> PROBLEM TO SOLVE
Show every line below where "Python" can be found.

(Plotting code records)
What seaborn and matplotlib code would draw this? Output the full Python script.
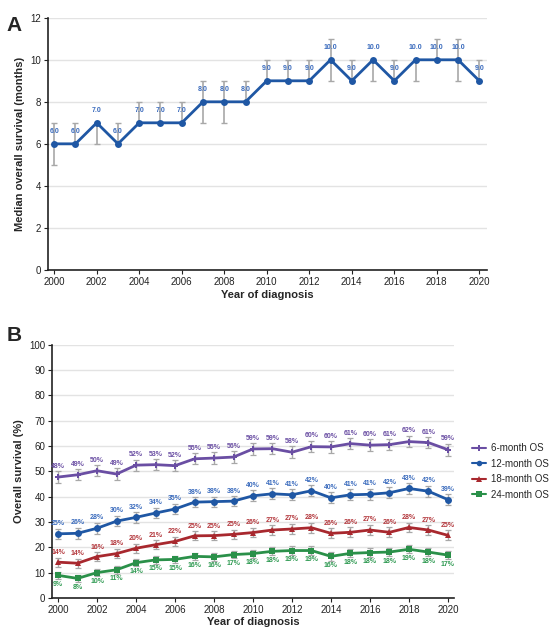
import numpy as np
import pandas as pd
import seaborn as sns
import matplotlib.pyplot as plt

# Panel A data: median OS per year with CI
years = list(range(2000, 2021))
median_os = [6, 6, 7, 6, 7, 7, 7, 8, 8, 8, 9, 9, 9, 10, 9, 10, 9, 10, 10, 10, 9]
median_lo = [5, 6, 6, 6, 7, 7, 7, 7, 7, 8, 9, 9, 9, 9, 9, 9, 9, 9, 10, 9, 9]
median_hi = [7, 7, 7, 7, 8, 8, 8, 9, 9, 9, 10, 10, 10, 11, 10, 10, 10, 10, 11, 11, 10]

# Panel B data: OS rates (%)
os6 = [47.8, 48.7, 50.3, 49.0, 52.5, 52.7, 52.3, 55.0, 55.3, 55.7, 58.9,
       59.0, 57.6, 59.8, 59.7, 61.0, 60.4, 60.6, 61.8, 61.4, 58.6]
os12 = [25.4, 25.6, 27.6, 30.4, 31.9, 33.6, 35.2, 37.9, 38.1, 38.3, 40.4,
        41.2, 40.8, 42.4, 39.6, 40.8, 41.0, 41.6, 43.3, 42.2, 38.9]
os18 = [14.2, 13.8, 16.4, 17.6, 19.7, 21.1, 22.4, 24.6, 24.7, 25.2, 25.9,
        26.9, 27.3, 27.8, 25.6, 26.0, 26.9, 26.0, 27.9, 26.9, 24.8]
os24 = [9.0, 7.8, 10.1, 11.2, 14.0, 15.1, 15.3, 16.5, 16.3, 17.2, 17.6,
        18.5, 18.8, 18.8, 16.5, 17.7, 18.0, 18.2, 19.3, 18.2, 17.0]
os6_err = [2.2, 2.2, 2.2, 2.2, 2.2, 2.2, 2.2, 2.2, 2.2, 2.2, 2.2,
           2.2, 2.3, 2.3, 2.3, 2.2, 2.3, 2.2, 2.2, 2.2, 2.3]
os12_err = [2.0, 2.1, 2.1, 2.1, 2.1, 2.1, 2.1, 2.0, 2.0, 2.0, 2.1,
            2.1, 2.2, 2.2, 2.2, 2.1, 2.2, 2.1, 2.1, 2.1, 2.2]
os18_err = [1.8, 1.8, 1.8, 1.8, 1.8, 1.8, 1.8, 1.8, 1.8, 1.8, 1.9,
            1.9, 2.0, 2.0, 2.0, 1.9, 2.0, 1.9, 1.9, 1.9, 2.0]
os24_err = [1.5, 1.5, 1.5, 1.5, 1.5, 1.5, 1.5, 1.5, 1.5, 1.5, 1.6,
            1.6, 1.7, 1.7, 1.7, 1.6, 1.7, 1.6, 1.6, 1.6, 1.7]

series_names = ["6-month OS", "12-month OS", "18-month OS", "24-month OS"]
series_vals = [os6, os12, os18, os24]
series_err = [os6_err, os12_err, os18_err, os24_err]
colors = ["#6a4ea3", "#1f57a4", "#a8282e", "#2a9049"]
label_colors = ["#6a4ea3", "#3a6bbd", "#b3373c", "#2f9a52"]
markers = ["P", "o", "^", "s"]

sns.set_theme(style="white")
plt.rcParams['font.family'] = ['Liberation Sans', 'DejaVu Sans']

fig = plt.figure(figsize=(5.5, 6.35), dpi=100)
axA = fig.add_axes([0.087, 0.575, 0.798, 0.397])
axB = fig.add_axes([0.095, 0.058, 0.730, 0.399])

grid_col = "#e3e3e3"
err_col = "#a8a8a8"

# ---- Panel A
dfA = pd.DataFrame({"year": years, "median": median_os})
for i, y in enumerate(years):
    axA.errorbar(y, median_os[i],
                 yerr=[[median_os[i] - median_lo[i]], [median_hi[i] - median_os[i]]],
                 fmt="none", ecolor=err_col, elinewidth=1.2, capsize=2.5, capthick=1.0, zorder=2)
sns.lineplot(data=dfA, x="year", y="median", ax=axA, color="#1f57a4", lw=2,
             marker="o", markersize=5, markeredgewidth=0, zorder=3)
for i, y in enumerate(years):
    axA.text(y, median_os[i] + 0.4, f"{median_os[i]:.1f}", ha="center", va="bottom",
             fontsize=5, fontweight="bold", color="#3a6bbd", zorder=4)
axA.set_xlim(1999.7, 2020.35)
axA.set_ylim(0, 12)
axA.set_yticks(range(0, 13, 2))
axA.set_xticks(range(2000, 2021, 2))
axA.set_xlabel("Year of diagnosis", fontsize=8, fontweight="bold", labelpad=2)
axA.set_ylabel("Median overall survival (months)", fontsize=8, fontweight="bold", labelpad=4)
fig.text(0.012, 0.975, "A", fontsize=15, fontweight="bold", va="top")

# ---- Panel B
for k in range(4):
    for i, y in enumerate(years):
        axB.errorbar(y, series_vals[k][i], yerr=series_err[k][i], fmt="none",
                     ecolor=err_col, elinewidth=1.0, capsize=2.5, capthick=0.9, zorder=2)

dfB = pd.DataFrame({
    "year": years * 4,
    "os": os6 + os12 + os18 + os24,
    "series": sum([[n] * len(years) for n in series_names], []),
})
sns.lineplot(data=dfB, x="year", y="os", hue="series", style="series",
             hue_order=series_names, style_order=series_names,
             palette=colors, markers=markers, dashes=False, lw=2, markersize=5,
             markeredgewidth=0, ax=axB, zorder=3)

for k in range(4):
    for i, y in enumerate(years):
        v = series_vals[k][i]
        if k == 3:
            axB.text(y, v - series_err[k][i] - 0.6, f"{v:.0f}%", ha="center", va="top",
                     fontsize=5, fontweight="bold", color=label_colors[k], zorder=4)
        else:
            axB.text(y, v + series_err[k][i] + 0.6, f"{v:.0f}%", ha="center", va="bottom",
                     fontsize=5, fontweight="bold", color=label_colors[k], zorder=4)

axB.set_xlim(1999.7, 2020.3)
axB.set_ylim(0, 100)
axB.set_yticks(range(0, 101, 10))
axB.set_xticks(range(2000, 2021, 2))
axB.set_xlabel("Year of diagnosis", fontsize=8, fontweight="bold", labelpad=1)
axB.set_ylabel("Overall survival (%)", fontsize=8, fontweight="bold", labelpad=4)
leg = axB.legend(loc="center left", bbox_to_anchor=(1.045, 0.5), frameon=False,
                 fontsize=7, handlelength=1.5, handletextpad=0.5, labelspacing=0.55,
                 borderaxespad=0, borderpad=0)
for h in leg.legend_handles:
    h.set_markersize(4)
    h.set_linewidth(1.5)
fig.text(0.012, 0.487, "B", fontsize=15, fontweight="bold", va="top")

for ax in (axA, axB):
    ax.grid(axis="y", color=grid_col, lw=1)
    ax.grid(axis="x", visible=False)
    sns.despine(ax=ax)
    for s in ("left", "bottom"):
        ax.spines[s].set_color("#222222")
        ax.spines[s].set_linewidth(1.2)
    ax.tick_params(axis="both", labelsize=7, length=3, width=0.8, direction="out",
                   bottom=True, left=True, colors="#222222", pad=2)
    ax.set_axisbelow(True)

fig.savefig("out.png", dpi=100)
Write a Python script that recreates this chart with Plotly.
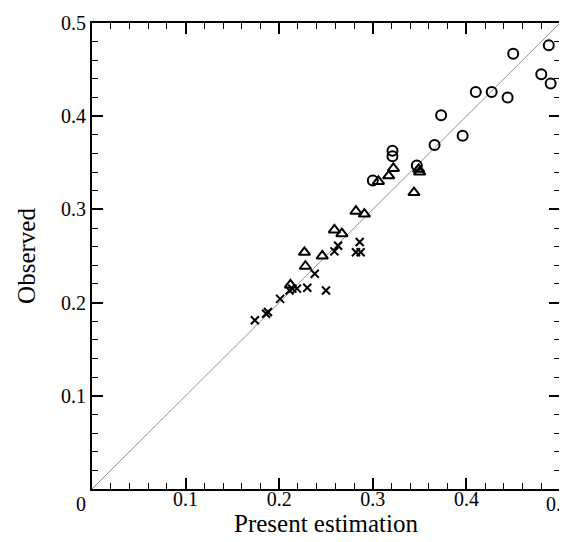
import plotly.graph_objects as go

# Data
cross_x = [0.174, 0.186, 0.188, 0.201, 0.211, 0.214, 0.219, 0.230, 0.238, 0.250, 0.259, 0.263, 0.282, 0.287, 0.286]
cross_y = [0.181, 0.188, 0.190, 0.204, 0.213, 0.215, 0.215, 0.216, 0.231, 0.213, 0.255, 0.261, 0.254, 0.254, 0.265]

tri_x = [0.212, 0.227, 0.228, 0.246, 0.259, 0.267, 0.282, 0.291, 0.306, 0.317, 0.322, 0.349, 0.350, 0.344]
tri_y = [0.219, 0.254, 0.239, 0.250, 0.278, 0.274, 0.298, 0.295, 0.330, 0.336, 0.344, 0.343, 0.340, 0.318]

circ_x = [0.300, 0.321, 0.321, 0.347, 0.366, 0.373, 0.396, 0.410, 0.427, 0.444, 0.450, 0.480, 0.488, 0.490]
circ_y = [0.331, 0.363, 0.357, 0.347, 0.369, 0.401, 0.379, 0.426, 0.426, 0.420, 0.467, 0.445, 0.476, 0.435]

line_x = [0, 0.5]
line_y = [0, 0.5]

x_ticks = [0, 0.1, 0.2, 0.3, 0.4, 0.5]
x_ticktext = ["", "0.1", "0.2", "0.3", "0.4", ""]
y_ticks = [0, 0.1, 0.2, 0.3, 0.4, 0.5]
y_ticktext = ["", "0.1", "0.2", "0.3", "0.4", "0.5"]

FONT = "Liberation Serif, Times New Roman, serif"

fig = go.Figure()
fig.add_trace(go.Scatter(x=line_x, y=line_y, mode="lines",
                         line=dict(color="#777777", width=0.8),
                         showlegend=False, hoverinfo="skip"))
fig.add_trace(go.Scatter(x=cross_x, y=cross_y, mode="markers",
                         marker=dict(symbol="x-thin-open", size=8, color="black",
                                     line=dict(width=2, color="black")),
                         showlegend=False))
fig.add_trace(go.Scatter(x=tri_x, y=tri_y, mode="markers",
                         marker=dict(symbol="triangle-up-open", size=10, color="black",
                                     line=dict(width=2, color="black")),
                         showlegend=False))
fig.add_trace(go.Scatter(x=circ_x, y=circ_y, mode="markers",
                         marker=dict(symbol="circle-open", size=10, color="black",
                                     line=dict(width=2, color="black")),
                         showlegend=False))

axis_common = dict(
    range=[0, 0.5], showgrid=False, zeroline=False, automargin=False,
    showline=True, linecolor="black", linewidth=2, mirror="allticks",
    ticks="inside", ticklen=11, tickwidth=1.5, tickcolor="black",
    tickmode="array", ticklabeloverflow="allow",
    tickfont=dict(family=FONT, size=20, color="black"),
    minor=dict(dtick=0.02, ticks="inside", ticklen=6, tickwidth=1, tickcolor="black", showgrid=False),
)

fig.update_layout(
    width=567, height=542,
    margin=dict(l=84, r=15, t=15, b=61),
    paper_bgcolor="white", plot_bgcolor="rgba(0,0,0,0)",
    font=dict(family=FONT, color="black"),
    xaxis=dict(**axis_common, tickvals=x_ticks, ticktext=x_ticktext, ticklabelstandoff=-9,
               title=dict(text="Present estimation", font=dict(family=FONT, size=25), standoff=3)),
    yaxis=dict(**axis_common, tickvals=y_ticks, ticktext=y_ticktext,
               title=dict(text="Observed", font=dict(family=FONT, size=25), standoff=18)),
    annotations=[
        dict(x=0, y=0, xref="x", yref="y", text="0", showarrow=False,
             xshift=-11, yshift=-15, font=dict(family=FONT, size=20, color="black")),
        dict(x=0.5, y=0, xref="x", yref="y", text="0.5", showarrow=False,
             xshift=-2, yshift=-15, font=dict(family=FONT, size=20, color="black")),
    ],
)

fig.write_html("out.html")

> COMPLETED EXERCISE
What seaborn and matplotlib code would draw this? Output the full Python script.
Write a Python script that recreates this chart with Plotly.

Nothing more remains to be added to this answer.